The exemption for sewage treatment facilities results from respondent's interpretation of section 1115 (subd [a], par [12]), which included as production machinery equipment and materials purchased to treat waste from a production process. The rule in construing exemptions in taxing statutes is that: "An exemption from taxation `must clearly appear, and the party claiming it must be able to point to some provision of law plainly giving the exemption' (People ex rel. Savings Bank of New London v Coleman, 135 N.Y. 231, 234; see Matter of Young v. Bragalini, 3 N.Y.2d 602, 605-606, supra). Indeed, if a statute or regulation authorizing an exemption is found, it will be `construed against the taxpayer', although the interpretation should not be so narrow and literal as to defeat its settled purpose". (Matter of Grace v New York State Tax Comm., 37 N.Y.2d 193, 196.)

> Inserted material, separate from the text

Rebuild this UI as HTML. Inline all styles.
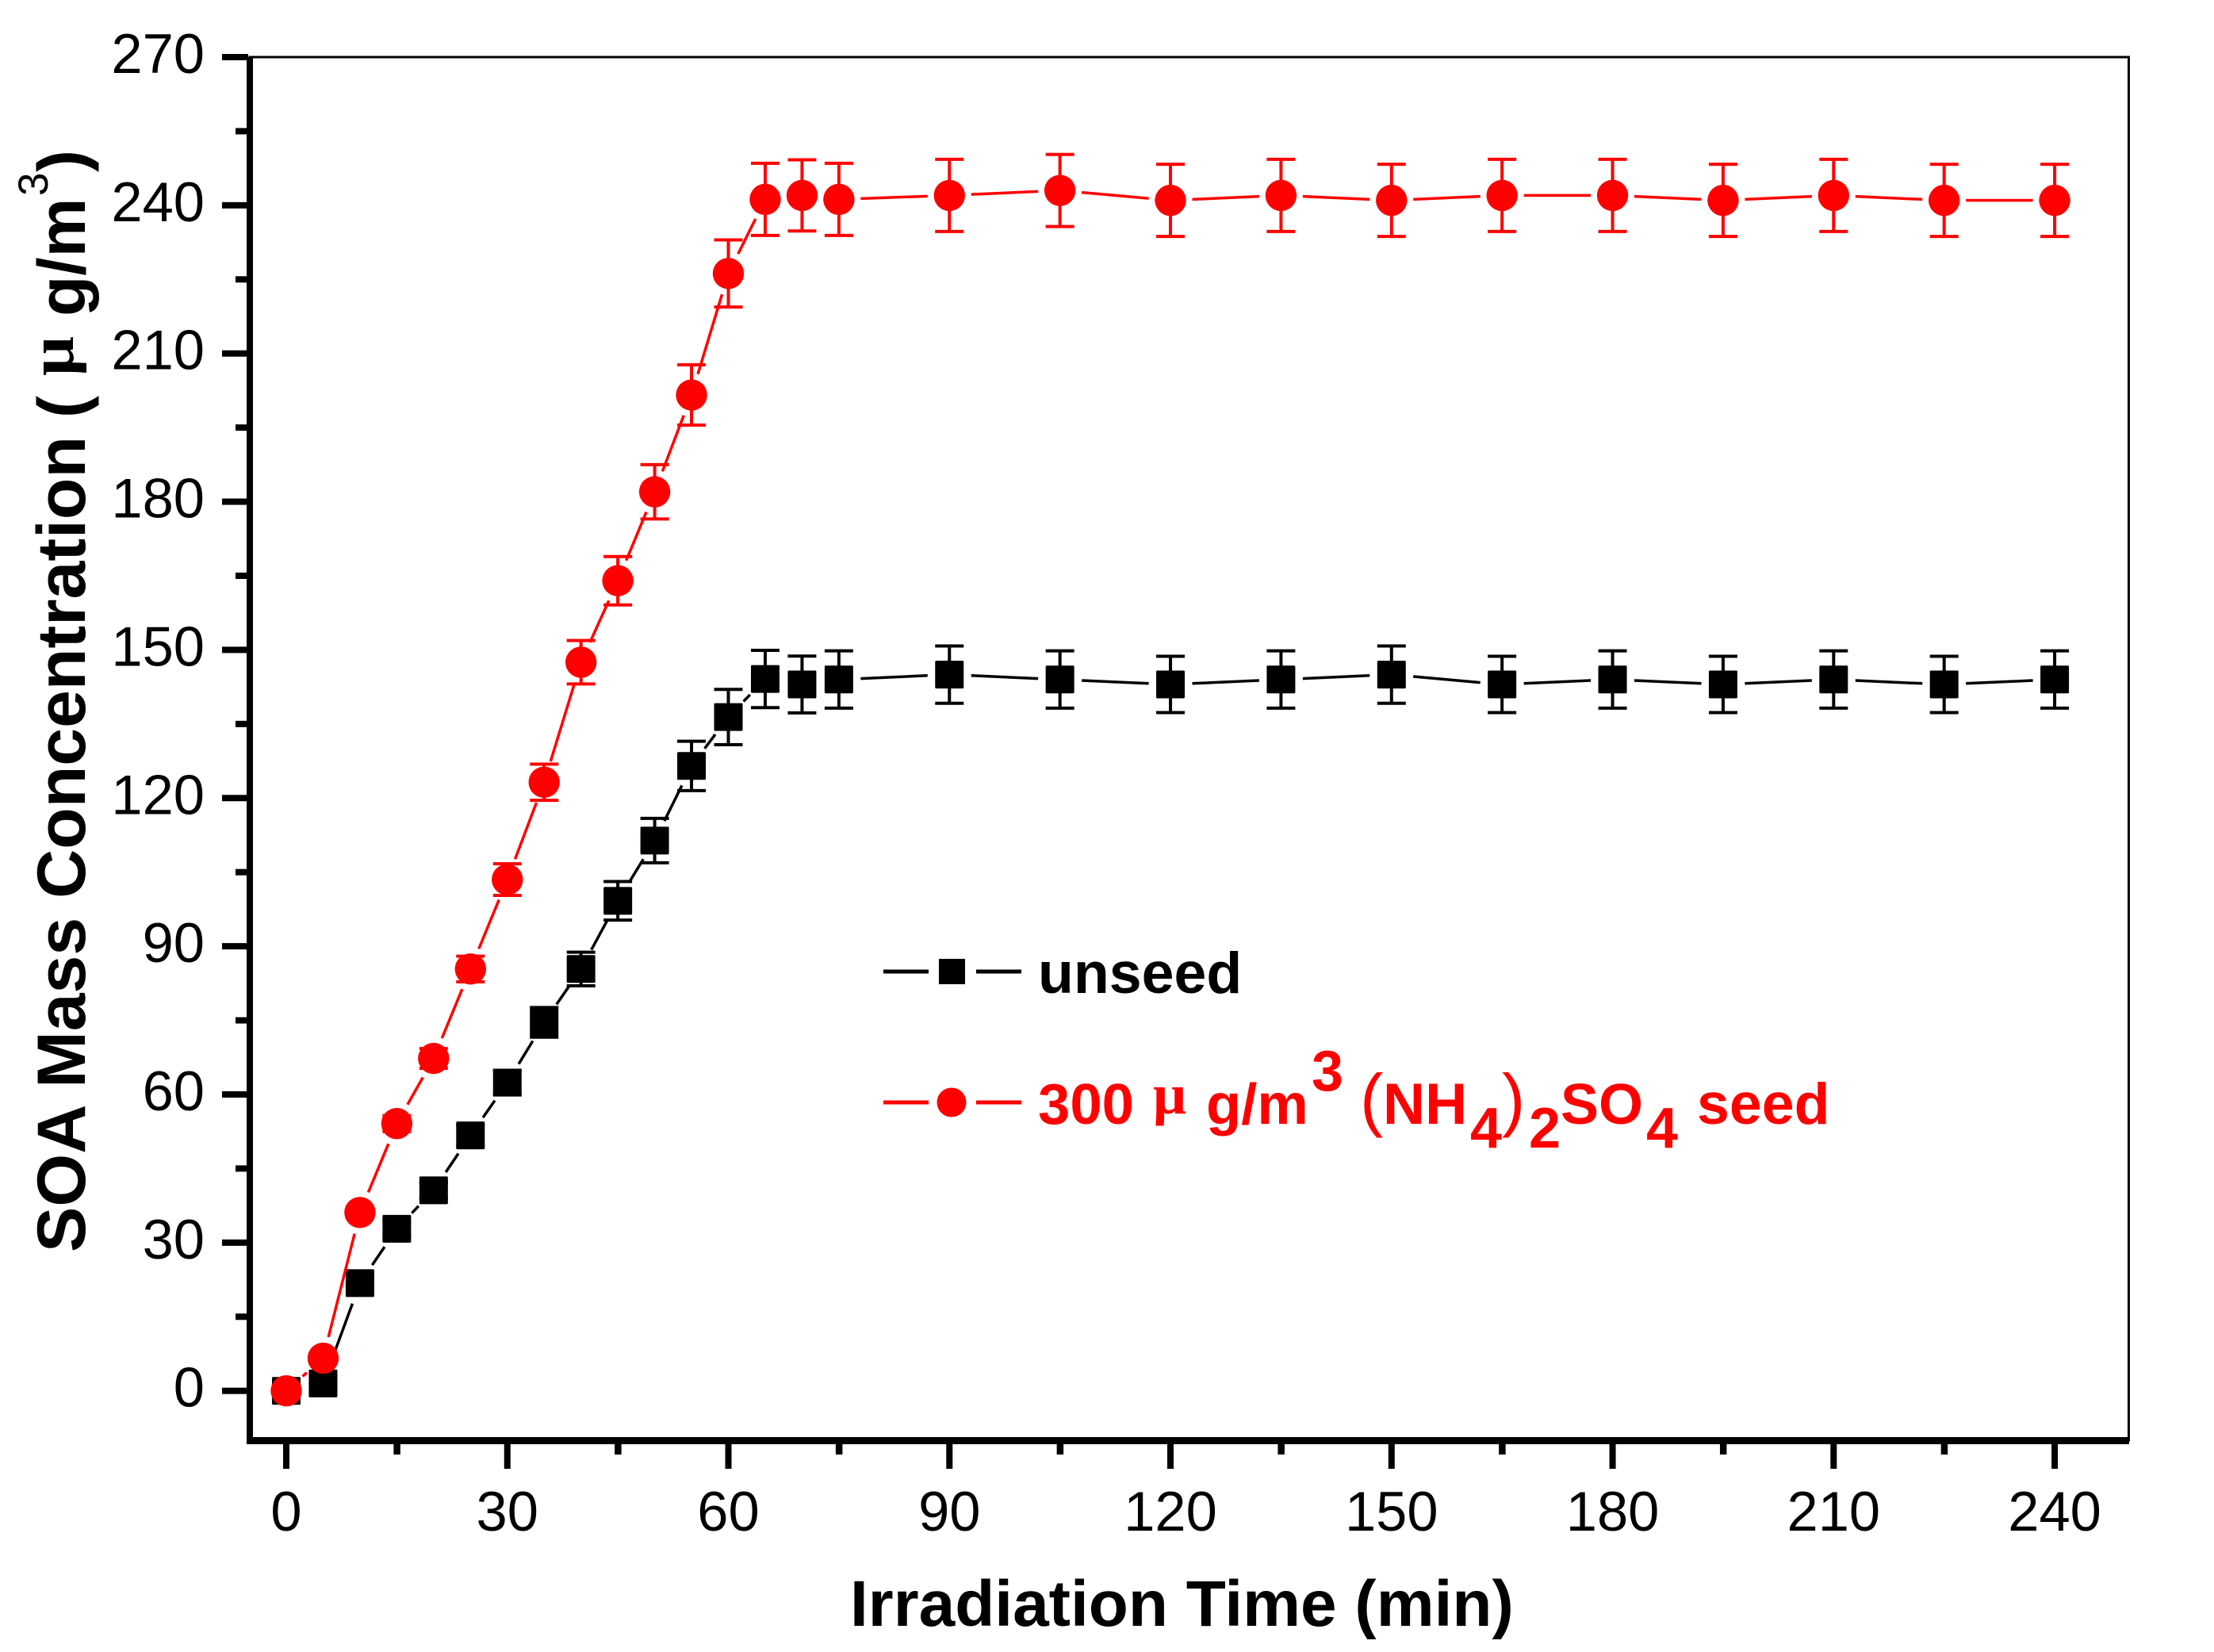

Respondent, in construing its own regulation, held that the exemption applied to waste treatment facilities and not to waste transport facilities. In our opinion, this construction is not unreasonable or irrational, and must be upheld (Matter of Howard v Wyman, 28 N.Y.2d 434).
The determination should be confirmed, and the petition dismissed, without costs.
I respectfully dissent from so much of the majority's opinion as denies to petitioner a tax exemption pursuant to section 1115 (subd [a], par [12]) of the Tax Law for equipment used to pump effluent from its production process to the Hudson Falls treatment facility. The waste material is an end product of a process devoted exclusively to production and, as such, is entitled to the protection of the statute. To draw a distinction between equipment used to treat waste and that used to transport it, in view of the tax bureau's interpretation of the statute as allowing exemptions for purchase of equipment "used in treating waste from a production process" (Form St — 214, Booklet No. 4, Oct., 1965; CCH New York State Tax Reporter, par 60-228.73 [12]) is not warranted. A literal interpretation of the statute as was applied here flies in the face of the primary consideration, that is, whether the equipment is directly and exclusively used in the production process and instead places undue emphasis on whether the equipment is used in transporting or treating sewage.
Exemptions from tax are to be construed against a taxpayer "although the interpretation should not be so narrow and literal as to defeat its settled purpose" (Matter of Grace v New York State Tax Comm., 37 N.Y.2d 193, 196). The interpretation adopted in this case defeats the main purpose of the exemption, since the exemption was meant to encourage investment in equipment disposing of effluent. I conclude that the commission's interpretation does not have a rational basis. There remains, however, for resolution the question of whether or not the system was used for human waste as well. In view of this, the matter should be returned to the tax commission for further findings and, having determined same, a decision in conformity with this opinion.
SWEENEY, STALEY, JR., and MAIN, JJ., concur with GREENBLOTT, J.P.; MIKOLL, J., concurs in part and dissents in part in an opinion.
Determination confirmed, and petition dismissed, without costs.